As mentioned in Section 2, the velar /k/ has been reported to voice and spirantize after /j/. Impressionistically, voicing and lenition as well as deletion of /k/ were frequent in post-[j] context for the speakers in this data set as well. While these variations in the production of /k/ are a type of lenition, they are specific to this post-[j] environment, and do not seem to be a general property of this sound in post-vocalic position. As such, description of /k/ variation in post-[j] context is a topic for future study, and is not attempted here.

4.2 Results

The comparison of all four plain stops shows that the production of the uvular is different than the production of plain stops at the other three places of articulation, as shown in Figure 9. First, in post-vocalic position (left panel), the uvular stop is produced as a voiceless stop just 4 $\%$ of the time, compared to 77 $\%$ for the labial, 85 $\%$ for the velar and 96 $\%$ for the dental. Second, in post-pausal position (right panel, note the smaller number of tokens), the labial, dental and velar stops are produced as voiceless stops almost all of the time, while voiceless stop production for the uvular is increased to just 25 $\%$ . Third, the uvular is produced as a voiced stop in post-pausal position 36 $\%$ of the time, more often than as a voiceless stop, while no other place of articulation shows voicing in initial position.

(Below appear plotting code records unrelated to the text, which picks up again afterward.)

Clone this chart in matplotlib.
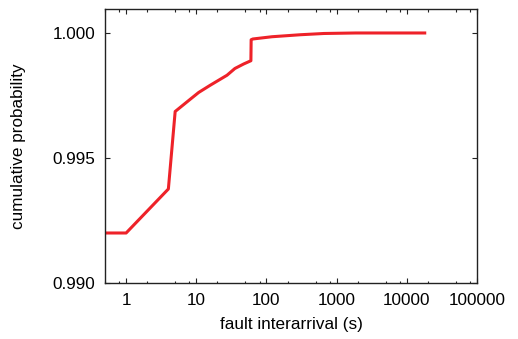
import numpy as np
import matplotlib
matplotlib.use("Agg")
import matplotlib.pyplot as plt
from matplotlib.ticker import FixedLocator, NullFormatter, NullLocator

# CDF of fault interarrival times
interarrival = [0.5, 1, 4, 5, 8.2, 10.8, 15.8, 27.4, 35.5, 47.3, 60, 60.5, 64,
                120, 305, 660, 1860, 18000]
cum_prob = [0.99200, 0.99200, 0.99376, 0.99686, 0.99735, 0.99762, 0.99791,
            0.99831, 0.99858, 0.99876, 0.99889, 0.99973, 0.99976, 0.99985,
            0.99993, 0.99998, 1.00000, 1.00000]

x_ticks = [1, 10, 100, 1000, 10000, 100000]
x_tick_labels = ["1", "10", "100", "1000", "10000", "100000"]
y_ticks = [0.990, 0.995, 1.000]
y_tick_labels = ["0.990", "0.995", "1.000"]

plt.rcParams["font.family"] = ["Liberation Sans", "DejaVu Sans"]
plt.rcParams["font.size"] = 12.3

fig = plt.figure(figsize=(5.18, 3.39), dpi=100)
ax = fig.add_axes([0.2027, 0.1652, 0.9208 - 0.2027, 0.9735 - 0.1652])

ax.plot(interarrival, cum_prob, color="#ee2229", linewidth=2.2)

ax.set_xscale("log")
ax.set_xlim(0.5, 100000)
ax.set_ylim(0.990, 1.00096)

ax.set_xticks(x_ticks)
ax.set_xticklabels(x_tick_labels)
minor = [m * 10.0 ** e for e in range(-1, 5) for m in (2, 5, 8)]
ax.xaxis.set_minor_locator(FixedLocator(minor))
ax.xaxis.set_minor_formatter(NullFormatter())
ax.set_yticks(y_ticks)
ax.set_yticklabels(y_tick_labels)
ax.yaxis.set_minor_locator(NullLocator())

ax.tick_params(which="both", direction="in", top=True, right=True, width=0.8,
               color="#222222")
ax.tick_params(which="major", length=3.5, pad=7)
ax.tick_params(which="minor", length=1.8)
for s in ax.spines.values():
    s.set_linewidth(1.0)
    s.set_color("#222222")

ax.set_xlabel("fault interarrival (s)", labelpad=7)
ax.set_ylabel("cumulative probability", labelpad=19)

fig.savefig("out.png", dpi=100)
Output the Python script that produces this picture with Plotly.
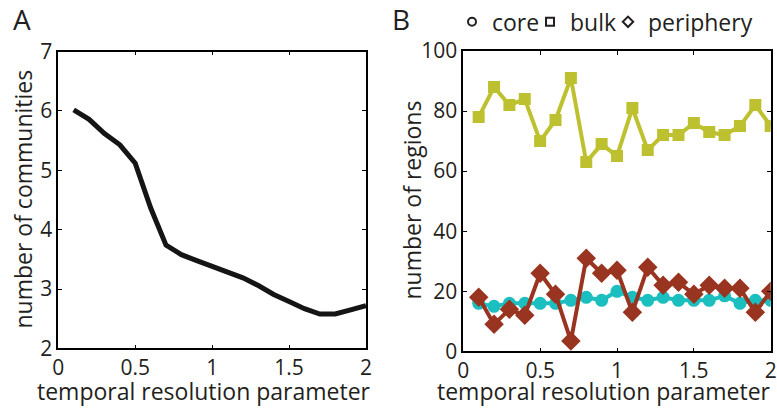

A binomial, mixed effects regression model was run to test for the effect of place of articulation, prosodic context, and stress on lenition rate. The dependent variable was stop vs. continuant realization, with stops coded as 1 and continuants coded as 0. The predictors in the model were place of articulation, stress placement and prosodic context. Place of articulation was Helmert-coded, with each level of the four-level factor (uvular, labial, velar, dental, ordered according to lenition rate) being compared to the preceding levels combined. Stress placement was also Helmert-coded and had three levels: after stress, before stress and no stress. Prosodic context was a centered predictor comparing post-pausal context to post-vocalic context. The model also included a random intercept for subject and random slopes for context.

Interactions between place of articulation and segmental context, and between place of articulation and stress placement were found not to be significant. A model with an interaction between segmental context and stress placement is ill defined, because there are no post-pausal, post-stress tokens. Interactions were removed from the final model, which is reported in Table 6.

Table 6 Stop vs. continuant production by place of articulation, preceding context and stress placement. Shading indicates a factor with p-value over .05.

Figure 9 Realization of the four stops /p t k q/ in post-vocalic (left) and post-pausal (right) positions.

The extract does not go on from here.